6. Recover from a known bad state mid-session

Command: full reset.

sock.send(make_packet(1, json.dumps({"type": "reset"}).encode("utf-8")))

This is the recovery hatch. If something goes wrong during a long-running session — visible mouth lag, stuck emotion, wrong gaze, frozen gesture — full reset is the deterministic way to get back to a known-good state. It zeroes every channel and drives to Idle. The next command starts from a clean slate.

The LS-009 incident is the canonical case study. Field reports described the avatar’s mouth becoming sluggish during long Shipping sessions with rapid emotion traffic. The user-side mitigation was a manual stop → reset → emotion:neutral triplet, which immediately restored normal behavior. The engine fix (LS-009 series) eliminated the underlying cause, but the recovery hatch remains valid for any future class of issues.

You should not need this often. If your backend is sending reset more than once per minute under normal load, something is wrong upstream — investigate before adding the workaround. The healthy steady-state is: silence-timeout closes sessions automatically, your backend rarely sends reset at all.

7. The “wipe and listen” combo — between conversational turns

Pattern: send reset immediately followed by listen.

sock.send(make_packet(1, json.dumps({"type": "reset"}).encode("utf-8")))
sock.send(make_packet(1, json.dumps({"type": "listen"}).encode("utf-8")))

This is the most common between-turn dispatch in a typical chat backend: “the user is about to talk, drop everything from the last avatar utterance, then signal attention.” The two commands are orthogonal but commonly co-occur, which is what motivated this doc.

Order matters slightly. Sending listen before reset means the reset will clear the listening flag (the gaze block sets it to false), undoing the listen — you’d have to send listen again. Sending reset first, then listen, leaves the avatar in Idle with listening mode true, which is the correct state for “ready and attentive.”

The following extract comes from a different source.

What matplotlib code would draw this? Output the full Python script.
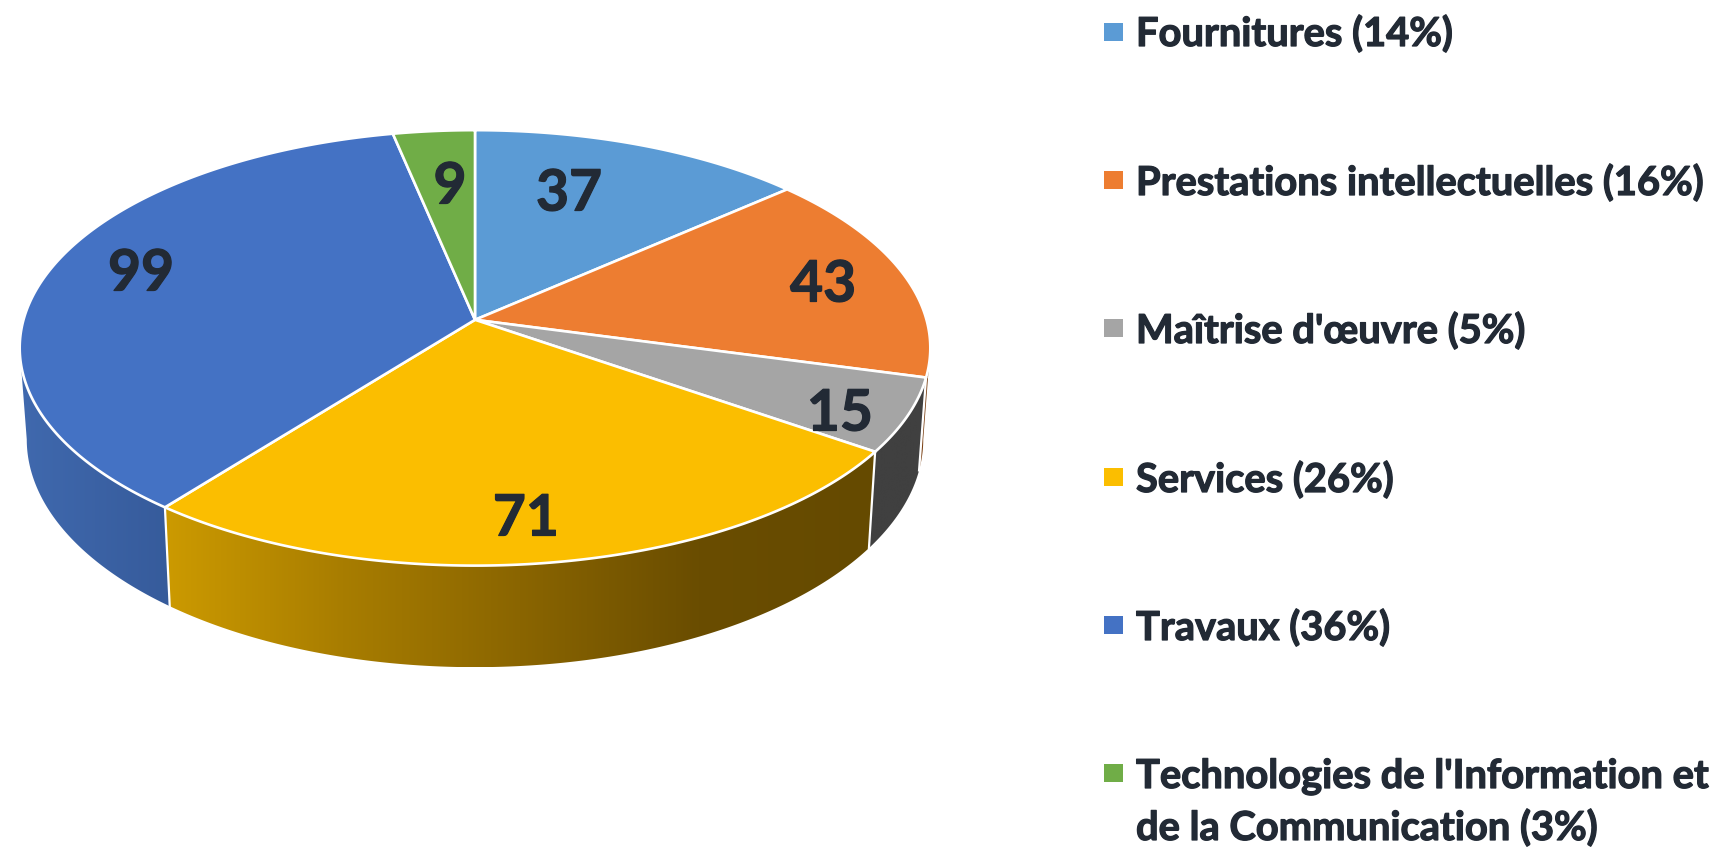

A lighter alternative: if the previous utterance has already ended naturally (silence-timeout closed the session, the avatar is in Idle, the ONNX is already destroyed), the reset adds nothing and you can skip it:

sock.send(make_packet(1, json.dumps({"type": "listen"}).encode("utf-8")))

In practice it’s safer to always send reset first (idempotent — no harm done if there’s nothing to reset) than to track state on the backend side. The cost is negligible.

Anti-patterns

A short list of things that look like they should work but don’t, or that work but cost you something.

Sending reset after every utterance “just to be safe.” Unnecessary. The silence timeout handles the destroy automatically. Adding reset on top forces an immediate state-machine round-trip and a visible snap to default head/gaze if you used the full form. Use targeted reset speaking if you genuinely need to interrupt; otherwise let the engine close the session.

Using stop as a long-term pause. stop only freezes audio; it does not freeze the silence-timeout watchdog. After 2 seconds of being stopped, the session ends naturally. If you want a long-term hold on the avatar, you need a different model — there is no “indefinite pause” command in the protocol because the avatar is designed for conversational latency, not playback control.

Sending listen to end the avatar’s speech. listen is gaze and attention only. The avatar’s own speech audio continues to play out. To end speech use reset speaking (clean) or stop speaking (frozen, expires after silence timeout).

Sending listening_mode:0 to interrupt the avatar’s speech. Same problem as above — listening_mode:0 only clears the listening flag and resets the disengagement counter. It does nothing to audio, lip-sync, or the ONNX. Use reset speaking.

Treating reset and listen as a single concept. They are independent. A user-turn boundary is a backend decision composed of two separate avatar-side decisions: (1) what to do with the previous avatar state, (2) what posture to project for the new turn. Most backends want reset + listen, but the protocol exposes them separately because some backends want only one (e.g. a TTS-driven test harness that never enters listening mode).